На двери каждой палаты — маленькое зарешеченное окошко. Заглядываю в одно. На деревянном настиле у стены клубочком свернулись две собаки. Третья сидит на полу и смотрит прямо мне в лицо, разделенное решеткой. До меня доносится голос ветеринара. Ее сейчас снимают в первой палате.
— Это Степа, спинальный больной, — говорит она лекторским тоном. — Гнил заживо. У него травма позвоночника. Он не ходит. Но мы делаем все, чтобы он начал передвигаться. До этого у него шансов не было. Придя сюда, мы обнаружили его
тут. Скорее всего, больной не ел и не пил. Ходил под себя. Когда мы вошли, здесь стоял сильный запах гниющего биологического материала. Черный пролежень был. Сейчас розовый.Мне хочется посмотреть на Степу, но проход в палату закрыт камерой. Можно только послушать голоса ветеринара и журналистов.
— Я попрошу вас поближе к собакам подойти. А если вы присядете, вообще идеально будет, — говорит оператор.
В коридоре лазарета толпятся волонтеры и представители новой управляющей компании.
— Такое чувство, что приют был для администрации создан, а не для собак, — говорит одна из женщин.
Через минут десять врач выходит в коридор.
— Вам можно задать несколько вопросов? — спрашиваю ее.

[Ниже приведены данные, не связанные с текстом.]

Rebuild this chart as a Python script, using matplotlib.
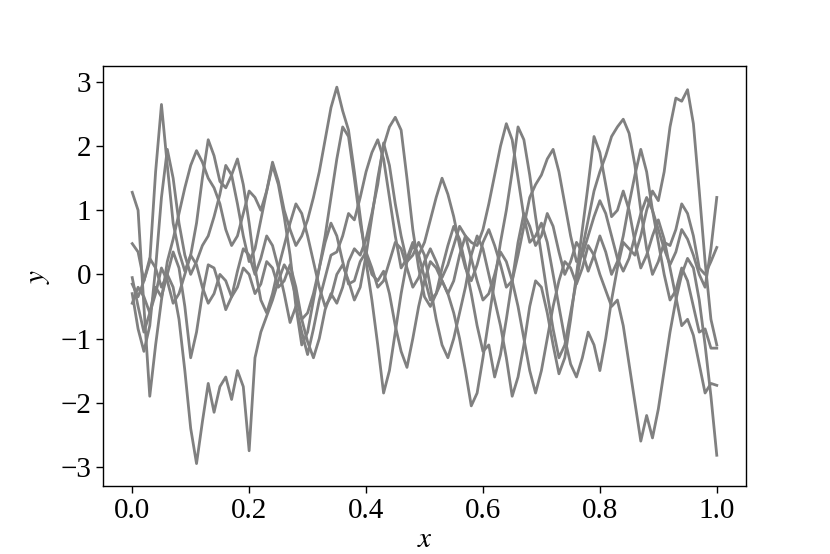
import numpy as np
import matplotlib
matplotlib.use("Agg")
import matplotlib.pyplot as plt

plt.rcParams['font.family'] = ['Liberation Serif', 'DejaVu Serif']
plt.rcParams['mathtext.fontset'] = 'stix'
plt.rcParams['font.size'] = 21

x_vals = np.linspace(0.0, 1.0, 101)

s1 = [1.28, 1.0, -0.5, -1.9, -1.1, -0.4, 0.2, 0.55, 0.95, 1.35,
      1.7, 1.93, 1.75, 1.5, 1.35, 1.1, 0.7, 0.45, 0.6, 0.95,
      1.3, 1.2, 1.0, 1.3, 1.75, 1.45, 1.0, 0.7, 0.45, 0.6,
      0.85, 1.2, 1.6, 2.1, 2.6, 2.92, 2.55, 2.25, 1.6, 0.9,
      0.2, -0.4, -1.1, -1.85, -1.5, -0.9, -0.3, 0.2, 0.45, 0.3,
      0.5, 0.85, 1.2, 1.5, 1.25, 0.9, 0.45, 0.1, -0.1, 0.15,
      0.5, 0.7, 0.45, 0.15, -0.2, -0.1, 0.3, 0.75, 1.2, 1.4,
      1.55, 1.8, 1.95, 1.6, 1.1, 0.6, 0.2, 0.3, 0.6, 0.9,
      1.15, 0.95, 0.6, 0.25, 0.05, 0.25, 0.6, 0.95, 1.2, 1.0,
      0.7, 0.4, 0.15, 0.35, 0.7, 0.55, 0.3, 0.0, -0.2, 0.4,
      1.2]

s2 = [0.48, 0.35, -0.1, 0.2, 1.6, 2.65, 1.7, 0.8, 0.35, 0.05,
      0.3, 0.8, 1.5, 2.1, 1.85, 1.45, 1.35, 1.55, 1.8, 1.4,
      0.8, 0.1, -0.4, -0.6, -0.3, 0.1, 0.45, 0.8, 1.1, 0.95,
      0.6, 0.2, -0.2, -0.5, -0.35, 0.0, 0.15, -0.1, -0.4, -0.2,
      0.3, 0.9, 1.5, 2.0, 2.3, 2.45, 2.25, 1.5, 0.7, 0.1,
      -0.35, -0.5, -0.3, -0.1, -0.3, -0.6, -1.0, -1.5, -2.05, -1.85,
      -1.3, -0.7, -0.1, 0.5, 1.0, 1.6, 2.3, 2.1, 1.55, 0.9,
      0.3, -0.3, -0.85, -1.3, -1.1, -0.6, -0.1, 0.4, 0.85, 1.3,
      1.6, 1.85, 2.15, 2.3, 2.42, 2.2, 1.7, 1.0, 0.4, 0.0,
      0.2, 0.5, 0.45, 0.7, 1.1, 0.95, 0.6, 0.1, 0.0, 0.2,
      0.42]

s3 = [-0.05, -0.5, -0.9, -0.6, -0.2, -0.35, 0.0, -0.2, -0.7, -1.5,
      -2.4, -2.95, -2.3, -1.7, -2.15, -1.75, -1.6, -1.95, -1.5, -1.75,
      -2.75, -1.3, -0.9, -0.65, -0.4, -0.1, 0.15, 0.0, -0.35, -0.7,
      -0.6, -0.3, 0.1, 0.5, 0.8, 0.6, 0.2, -0.15, -0.1, 0.2,
      0.35, 0.1, -0.2, -0.1, 0.2, 0.5, 0.4, 0.1, -0.2, -0.05,
      0.2, 0.4, 0.2, -0.05, 0.15, 0.45, 0.75, 0.6, 0.25, -0.1,
      -0.4, -0.3, 0.0, 0.35, 0.2, -0.1, -0.5, -1.0, -1.5, -1.85,
      -1.5, -1.0, -0.5, -0.1, 0.2, 0.1, -0.15, 0.1, 0.45, 0.3,
      0.0, -0.25, -0.5, -0.4, -0.8, -1.4, -2.0, -2.6, -2.2, -2.55,
      -2.1, -1.5, -0.9, -0.4, 0.0, 0.25, 0.1, -0.4, -1.1, -1.9,
      -2.82]

s4 = [-0.3, -0.85, -1.2, -0.8, 0.1, 1.2, 1.95, 1.5, 0.8, 0.3,
      0.0, 0.2, 0.45, 0.6, 0.9, 1.25, 1.7, 1.55, 1.1, 0.6,
      0.2, 0.4, 0.85, 1.3, 1.7, 1.4, 0.9, 0.3, -0.5, -1.1,
      -0.9, -0.4, 0.1, 0.6, 1.2, 1.8, 2.3, 2.15, 1.5, 0.8,
      0.3, 0.0, -0.1, 0.05, -0.3, -0.8, -1.2, -1.45, -1.0, -0.5,
      -0.1, 0.2, 0.1, -0.1, -0.3, -0.1, 0.3, 0.6, 0.5, 0.45,
      0.7, 1.1, 1.55, 2.0, 2.35, 2.1, 1.5, 0.9, 0.5, 0.6,
      0.8, 0.5, 0.0, -0.5, -1.0, -1.4, -1.6, -1.3, -0.9, -1.1,
      -1.5, -1.0, -0.4, 0.1, 0.5, 0.4, 0.3, 0.6, 1.0, 1.3,
      1.15, 1.6, 2.3, 2.75, 2.7, 2.88, 2.35, 1.3, 0.2, -0.7,
      -1.1]

s5 = [-0.45, -0.2, -0.35, -0.6, -0.3, 0.1, -0.1, -0.45, -0.3, 0.0,
      0.3, 0.15, -0.2, -0.45, -0.3, 0.0, -0.1, -0.35, -0.2, 0.1,
      0.0, -0.3, -0.15, 0.2, 0.1, -0.2, -0.1, 0.15, -0.2, -0.7,
      -1.05, -1.3, -1.0, -0.55, -0.3, -0.45, -0.2, 0.2, 0.4, 0.3,
      0.55, 0.95, 1.4, 2.05, 1.7, 1.1, 0.6, 0.2, 0.3, 0.5,
      0.3, -0.2, -0.7, -1.1, -1.3, -1.0, -0.6, -0.2, 0.3, 0.6,
      0.4, 0.0, -0.4, -0.8, -1.3, -1.9, -1.6, -1.1, -0.5, -0.1,
      -0.2, -0.6, -1.1, -1.55, -1.3, -0.7, 0.0, 0.7, 1.4, 2.15,
      1.9, 1.4, 0.9, 1.0, 1.3, 1.0, 0.5, 0.1, 0.3, 0.6,
      0.85, 0.55, 0.1, -0.35, -0.8, -0.7, -0.95, -1.4, -1.85, -1.7,
      -1.73]

s6 = [-0.15, -0.35, -0.1, 0.25, 0.1, -0.2, 0.0, 0.35, 0.1, -0.5,
      -1.3, -0.9, -0.3, 0.15, 0.1, -0.2, -0.55, -0.35, 0.05, 0.4,
      0.3, 0.0, 0.25, 0.6, 0.45, 0.1, -0.3, -0.75, -0.5, -0.9,
      -1.25, -0.85, -0.4, -0.05, 0.3, 0.35, 0.6, 0.95, 0.85, 1.2,
      1.6, 1.9, 2.1, 1.8, 1.2, 0.6, 0.1, 0.25, 0.5, 0.3,
      -0.05, -0.4, -0.3, 0.1, 0.45, 0.75, 0.55, 0.15, -0.3, -0.8,
      -1.2, -1.1, -1.6, -1.25, -0.7, -0.1, 0.5, 0.95, 0.75, 0.45,
      0.6, 0.95, 0.75, 0.35, 0.0, 0.2, 0.5, 0.35, 0.05, 0.3,
      0.6, 0.35, 0.0, 0.2, 0.6, 1.1, 1.55, 1.95, 1.6, 1.0,
      0.5, 0.0, -0.4, -0.25, 0.1, -0.1, -0.5, -0.9, -0.85, -1.15,
      -1.15]

series = [s1, s2, s3, s4, s5, s6]

fig = plt.figure(figsize=(8.3, 5.54), dpi=100)
ax = fig.add_axes([0.1241, 0.1227, 0.7747, 0.7582])
for s in series:
    ax.plot(x_vals, s, color='gray', lw=2.0)

ax.set_xlim(-0.05, 1.05)
ax.set_ylim(-3.3, 3.25)
ax.set_xticks([0.0, 0.2, 0.4, 0.6, 0.8, 1.0])
ax.set_yticks([-3, -2, -1, 0, 1, 2, 3])
ax.set_xlabel('$x$', labelpad=2)
ax.set_ylabel('$y$', labelpad=6)
for sp in ax.spines.values():
    sp.set_linewidth(1.0)
ax.tick_params(width=1.0, length=5)

fig.savefig('out.png', dpi=100)
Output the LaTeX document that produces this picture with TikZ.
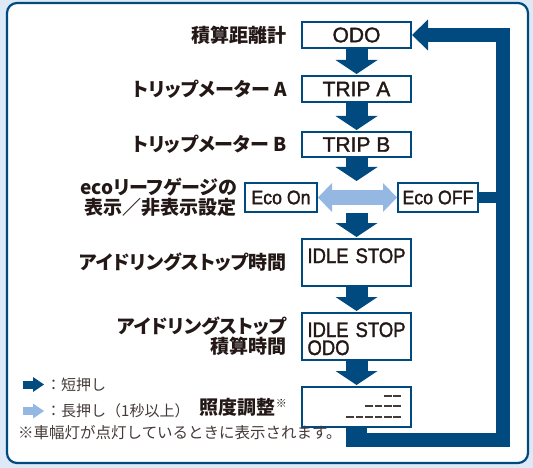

— Сейчас… — отвечает она. — Журналисты хотели снять, как я беру у собаки кровь…
— А вы что, собираетесь брать у собаки крови ради съемок? — ехидно спрашиваю я.
— Нет, ну что вы! Ну что вы такое говорите?! Как можно брать кровь ради съемки? — кудахчут представительницы приюта — женщины с седыми волосами и по-настоящему добрыми, как мне кажется, порядочными лицами.
— Мне все равно нужно взять у собаки кровь для анализа, — говорит ветеринар.
— Она вас боится, — говорю я, когда ветеринар входит в палату и надевает на маленькую собаку намордник. Собака начинает трясти хвостом. «Тук-тук-тук», — стучит он по деревянному настилу. И затихает. Тук-тук-тук. Затихает.
— Она вообще боится, — отвечает ветеринар. Сейчас мы с ней в палате одни.
— А что с ней?
— Подозрение на эрлихиоз.
— Это лечится?
— Хронический — уже нет.
— То есть шансов у нее нет?
— Почему? Мы можем попытаться ее реабилитировать, чтобы она могла ходить.
— А зачем?
— Простите, что? — ветеринар поворачивается в мою сторону.
— Спрашиваю, зачем ее реабилитировать? Она же все равно ничейная.
— А вы предлагаете ее усыпить?
— Я просто вопрос задаю.
— А вариант какой? Вы готовы ее усыпить?
— Вы не отвечаете на мой вопрос… Зачем ее реабилитировать?
— Ну, давайте тогда всех усыпим… Больных детей, стариков…
Я всего лишь хочу, чтобы она ответила на вопрос — «Зачем?» У меня есть свой ответ на него, и, скорее всего, он совпадет с ее ответом, но именно она — героиня моего интервью, по законам жанра, ответить должна сама. Для чего мне это нужно? Ну, просто многие искренне верят в то, что бездомные собаки — мусор, подлежащий уничтожению, и профессиональный ответ, который я собираюсь получить от ветеринара, предназначается конкретно им — многим.
Ветеринар на руках несет собаку в процедурную. Успокаивает: «Чи-и-и». Обнимает, как птица крыльями. Собака сопротивляется. Плачет. Сцену, которая разыгрывается в коридоре, а потом в процедурной, наверное, лучше не видеть. После нее на полу остаются капли мочи собаки, описавшейся от страха, а в ушах — эхо от «чи-и-и». Я записываю впечатления в блокнот. Ветеринар плачет, громко шмыгая носом — я довела ее своими вопросами.
Появляется Ирина. В разговоре с Оксан Петровной и про себя я уже называю ее «мое порождение».